>> begin
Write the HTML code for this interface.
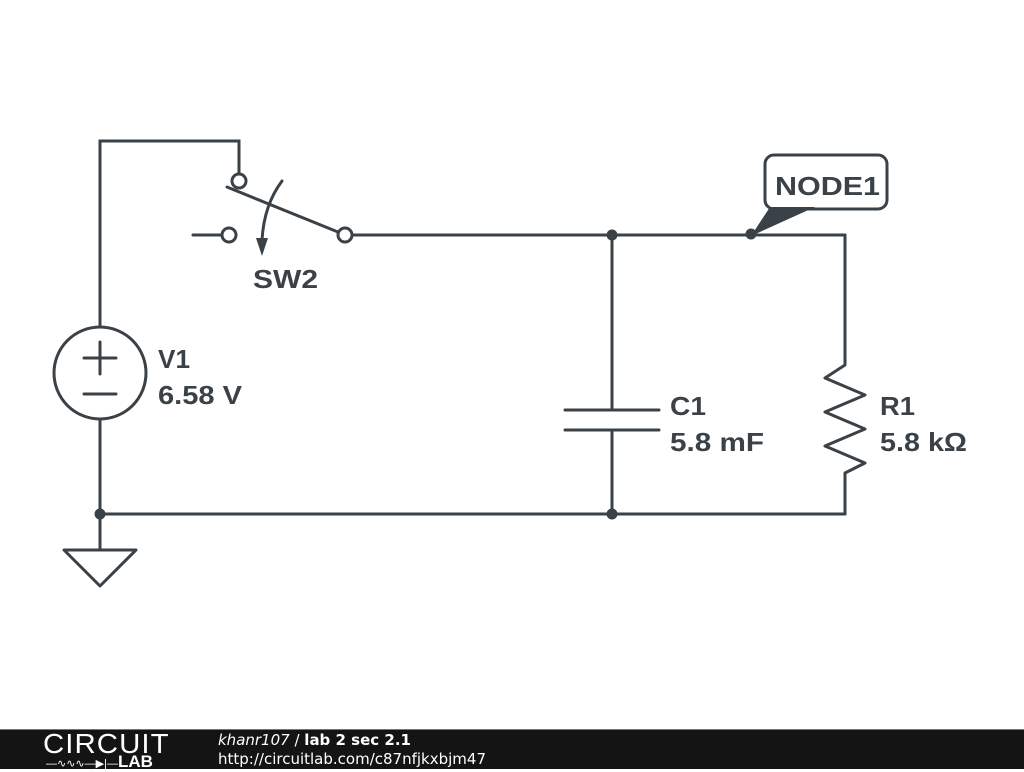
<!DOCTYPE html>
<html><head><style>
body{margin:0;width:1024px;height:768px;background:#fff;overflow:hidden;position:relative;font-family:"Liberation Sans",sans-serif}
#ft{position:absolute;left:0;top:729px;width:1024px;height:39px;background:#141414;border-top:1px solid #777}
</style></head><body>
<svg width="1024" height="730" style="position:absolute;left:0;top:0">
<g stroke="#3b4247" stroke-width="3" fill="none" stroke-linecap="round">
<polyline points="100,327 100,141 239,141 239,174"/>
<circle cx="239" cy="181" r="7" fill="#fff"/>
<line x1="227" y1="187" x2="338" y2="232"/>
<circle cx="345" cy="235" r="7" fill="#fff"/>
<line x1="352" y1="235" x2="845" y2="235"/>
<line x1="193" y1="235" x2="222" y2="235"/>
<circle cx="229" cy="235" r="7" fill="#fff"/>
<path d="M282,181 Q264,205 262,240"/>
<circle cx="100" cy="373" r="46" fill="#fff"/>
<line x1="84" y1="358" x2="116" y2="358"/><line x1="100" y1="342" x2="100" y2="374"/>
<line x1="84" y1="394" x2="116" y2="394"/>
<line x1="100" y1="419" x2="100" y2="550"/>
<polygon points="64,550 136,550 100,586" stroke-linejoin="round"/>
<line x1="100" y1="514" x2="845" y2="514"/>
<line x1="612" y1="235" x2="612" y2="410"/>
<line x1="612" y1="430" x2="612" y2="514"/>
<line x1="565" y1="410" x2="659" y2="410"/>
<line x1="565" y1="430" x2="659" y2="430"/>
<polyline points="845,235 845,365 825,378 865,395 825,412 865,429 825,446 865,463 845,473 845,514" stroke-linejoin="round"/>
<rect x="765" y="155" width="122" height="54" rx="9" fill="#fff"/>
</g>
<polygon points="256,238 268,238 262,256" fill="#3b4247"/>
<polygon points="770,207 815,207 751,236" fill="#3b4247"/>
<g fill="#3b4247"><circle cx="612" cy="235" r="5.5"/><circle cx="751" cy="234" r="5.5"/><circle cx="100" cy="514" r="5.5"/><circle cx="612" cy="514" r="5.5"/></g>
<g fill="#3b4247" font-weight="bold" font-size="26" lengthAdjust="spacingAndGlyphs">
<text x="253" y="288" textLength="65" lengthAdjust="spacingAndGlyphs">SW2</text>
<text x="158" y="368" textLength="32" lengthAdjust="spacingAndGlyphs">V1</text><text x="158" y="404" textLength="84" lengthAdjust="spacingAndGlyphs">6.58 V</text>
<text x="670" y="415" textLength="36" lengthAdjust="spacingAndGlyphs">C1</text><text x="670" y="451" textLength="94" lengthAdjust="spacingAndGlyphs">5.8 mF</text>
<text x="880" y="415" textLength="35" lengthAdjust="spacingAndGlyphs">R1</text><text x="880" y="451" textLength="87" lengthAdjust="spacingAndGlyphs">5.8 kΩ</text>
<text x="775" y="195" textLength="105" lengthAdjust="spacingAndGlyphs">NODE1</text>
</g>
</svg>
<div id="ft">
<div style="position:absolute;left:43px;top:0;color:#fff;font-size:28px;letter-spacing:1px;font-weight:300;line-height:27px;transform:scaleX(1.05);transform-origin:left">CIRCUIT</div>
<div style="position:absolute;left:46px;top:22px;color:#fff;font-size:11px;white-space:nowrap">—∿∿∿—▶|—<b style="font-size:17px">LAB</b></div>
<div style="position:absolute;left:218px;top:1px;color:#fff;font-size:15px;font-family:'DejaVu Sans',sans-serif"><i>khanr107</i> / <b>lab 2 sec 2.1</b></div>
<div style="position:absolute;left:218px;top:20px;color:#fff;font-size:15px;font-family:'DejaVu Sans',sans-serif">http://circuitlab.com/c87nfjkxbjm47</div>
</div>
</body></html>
>> end
• Do this: Repeat the material above in full and exactly, omitting the pictures.

• Answer for this exercise:
Write the HTML code for this interface.
<!DOCTYPE html>
<html><head><style>
body{margin:0;width:1024px;height:768px;background:#fff;overflow:hidden;position:relative;font-family:"Liberation Sans",sans-serif}
#ft{position:absolute;left:0;top:729px;width:1024px;height:39px;background:#141414;border-top:1px solid #777}
</style></head><body>
<svg width="1024" height="730" style="position:absolute;left:0;top:0">
<g stroke="#3b4247" stroke-width="3" fill="none" stroke-linecap="round">
<polyline points="100,327 100,141 239,141 239,174"/>
<circle cx="239" cy="181" r="7" fill="#fff"/>
<line x1="227" y1="187" x2="338" y2="232"/>
<circle cx="345" cy="235" r="7" fill="#fff"/>
<line x1="352" y1="235" x2="845" y2="235"/>
<line x1="193" y1="235" x2="222" y2="235"/>
<circle cx="229" cy="235" r="7" fill="#fff"/>
<path d="M282,181 Q264,205 262,240"/>
<circle cx="100" cy="373" r="46" fill="#fff"/>
<line x1="84" y1="358" x2="116" y2="358"/><line x1="100" y1="342" x2="100" y2="374"/>
<line x1="84" y1="394" x2="116" y2="394"/>
<line x1="100" y1="419" x2="100" y2="550"/>
<polygon points="64,550 136,550 100,586" stroke-linejoin="round"/>
<line x1="100" y1="514" x2="845" y2="514"/>
<line x1="612" y1="235" x2="612" y2="410"/>
<line x1="612" y1="430" x2="612" y2="514"/>
<line x1="565" y1="410" x2="659" y2="410"/>
<line x1="565" y1="430" x2="659" y2="430"/>
<polyline points="845,235 845,365 825,378 865,395 825,412 865,429 825,446 865,463 845,473 845,514" stroke-linejoin="round"/>
<rect x="765" y="155" width="122" height="54" rx="9" fill="#fff"/>
</g>
<polygon points="256,238 268,238 262,256" fill="#3b4247"/>
<polygon points="770,207 815,207 751,236" fill="#3b4247"/>
<g fill="#3b4247"><circle cx="612" cy="235" r="5.5"/><circle cx="751" cy="234" r="5.5"/><circle cx="100" cy="514" r="5.5"/><circle cx="612" cy="514" r="5.5"/></g>
<g fill="#3b4247" font-weight="bold" font-size="26" lengthAdjust="spacingAndGlyphs">
<text x="253" y="288" textLength="65" lengthAdjust="spacingAndGlyphs">SW2</text>
<text x="158" y="368" textLength="32" lengthAdjust="spacingAndGlyphs">V1</text><text x="158" y="404" textLength="84" lengthAdjust="spacingAndGlyphs">6.58 V</text>
<text x="670" y="415" textLength="36" lengthAdjust="spacingAndGlyphs">C1</text><text x="670" y="451" textLength="94" lengthAdjust="spacingAndGlyphs">5.8 mF</text>
<text x="880" y="415" textLength="35" lengthAdjust="spacingAndGlyphs">R1</text><text x="880" y="451" textLength="87" lengthAdjust="spacingAndGlyphs">5.8 kΩ</text>
<text x="775" y="195" textLength="105" lengthAdjust="spacingAndGlyphs">NODE1</text>
</g>
</svg>
<div id="ft">
<div style="position:absolute;left:43px;top:0;color:#fff;font-size:28px;letter-spacing:1px;font-weight:300;line-height:27px;transform:scaleX(1.05);transform-origin:left">CIRCUIT</div>
<div style="position:absolute;left:46px;top:22px;color:#fff;font-size:11px;white-space:nowrap">—∿∿∿—▶|—<b style="font-size:17px">LAB</b></div>
<div style="position:absolute;left:218px;top:1px;color:#fff;font-size:15px;font-family:'DejaVu Sans',sans-serif"><i>khanr107</i> / <b>lab 2 sec 2.1</b></div>
<div style="position:absolute;left:218px;top:20px;color:#fff;font-size:15px;font-family:'DejaVu Sans',sans-serif">http://circuitlab.com/c87nfjkxbjm47</div>
</div>
</body></html>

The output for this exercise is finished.